# Stated task
Retype exactly what runs from the first line of the data to the line with "import plotly.graph_objects as go", keeping both of those lines and skipping pictures.
══ Given data ══
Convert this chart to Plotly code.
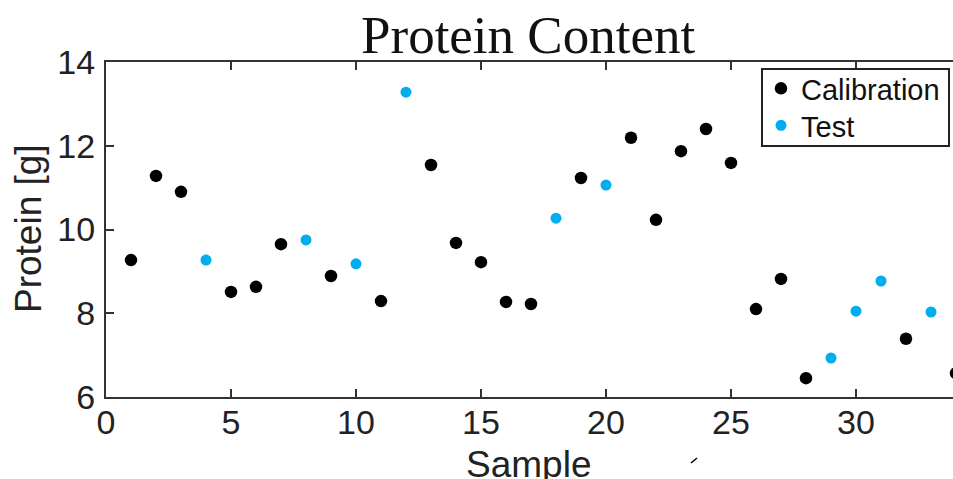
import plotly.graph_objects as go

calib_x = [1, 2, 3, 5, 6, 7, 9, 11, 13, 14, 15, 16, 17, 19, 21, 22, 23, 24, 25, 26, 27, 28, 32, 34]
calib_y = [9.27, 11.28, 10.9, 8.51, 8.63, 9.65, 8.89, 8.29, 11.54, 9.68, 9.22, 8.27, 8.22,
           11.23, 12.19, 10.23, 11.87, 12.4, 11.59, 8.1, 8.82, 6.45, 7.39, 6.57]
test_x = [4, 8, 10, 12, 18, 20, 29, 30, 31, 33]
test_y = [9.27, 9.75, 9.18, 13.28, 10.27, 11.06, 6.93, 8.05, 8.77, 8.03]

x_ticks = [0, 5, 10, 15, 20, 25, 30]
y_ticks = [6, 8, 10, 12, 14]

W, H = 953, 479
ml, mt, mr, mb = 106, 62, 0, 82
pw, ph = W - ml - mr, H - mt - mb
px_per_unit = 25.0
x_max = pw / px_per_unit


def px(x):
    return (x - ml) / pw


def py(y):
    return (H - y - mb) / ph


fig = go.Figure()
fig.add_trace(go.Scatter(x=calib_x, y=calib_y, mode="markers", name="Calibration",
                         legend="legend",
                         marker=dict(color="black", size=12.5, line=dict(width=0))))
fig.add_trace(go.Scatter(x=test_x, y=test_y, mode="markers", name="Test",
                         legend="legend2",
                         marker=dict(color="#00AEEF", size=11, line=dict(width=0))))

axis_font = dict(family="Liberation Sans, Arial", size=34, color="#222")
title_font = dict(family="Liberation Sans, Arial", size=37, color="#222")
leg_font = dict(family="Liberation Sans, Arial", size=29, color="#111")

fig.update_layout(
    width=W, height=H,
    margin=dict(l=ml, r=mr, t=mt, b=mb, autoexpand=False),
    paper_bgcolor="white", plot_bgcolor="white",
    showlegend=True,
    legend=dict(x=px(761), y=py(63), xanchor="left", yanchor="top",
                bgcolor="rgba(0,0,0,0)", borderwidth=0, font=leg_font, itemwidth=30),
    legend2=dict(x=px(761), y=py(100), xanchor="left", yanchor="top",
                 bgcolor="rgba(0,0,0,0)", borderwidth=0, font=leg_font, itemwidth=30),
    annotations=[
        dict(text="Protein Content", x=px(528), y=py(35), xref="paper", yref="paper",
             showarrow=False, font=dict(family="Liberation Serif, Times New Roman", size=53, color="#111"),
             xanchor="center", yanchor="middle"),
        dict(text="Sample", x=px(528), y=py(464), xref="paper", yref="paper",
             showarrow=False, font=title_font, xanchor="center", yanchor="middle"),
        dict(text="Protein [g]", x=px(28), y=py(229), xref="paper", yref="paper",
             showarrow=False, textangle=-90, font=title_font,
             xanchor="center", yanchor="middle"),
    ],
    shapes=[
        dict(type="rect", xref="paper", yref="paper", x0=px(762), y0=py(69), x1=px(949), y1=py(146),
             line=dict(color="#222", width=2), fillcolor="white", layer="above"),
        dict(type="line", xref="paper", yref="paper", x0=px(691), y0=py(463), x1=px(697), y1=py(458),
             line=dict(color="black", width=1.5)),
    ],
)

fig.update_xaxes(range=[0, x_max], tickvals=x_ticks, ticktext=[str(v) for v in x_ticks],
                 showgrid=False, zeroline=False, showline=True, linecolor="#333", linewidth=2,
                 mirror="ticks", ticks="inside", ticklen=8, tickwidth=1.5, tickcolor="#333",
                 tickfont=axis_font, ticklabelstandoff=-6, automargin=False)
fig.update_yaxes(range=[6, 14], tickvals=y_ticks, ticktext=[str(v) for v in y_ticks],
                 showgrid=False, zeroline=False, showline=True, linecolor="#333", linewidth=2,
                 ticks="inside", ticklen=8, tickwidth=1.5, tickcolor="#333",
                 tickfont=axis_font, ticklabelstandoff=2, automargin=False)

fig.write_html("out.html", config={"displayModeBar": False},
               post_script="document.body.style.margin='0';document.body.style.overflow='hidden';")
═══
# Written response
Convert this chart to Plotly code.
import plotly.graph_objects as go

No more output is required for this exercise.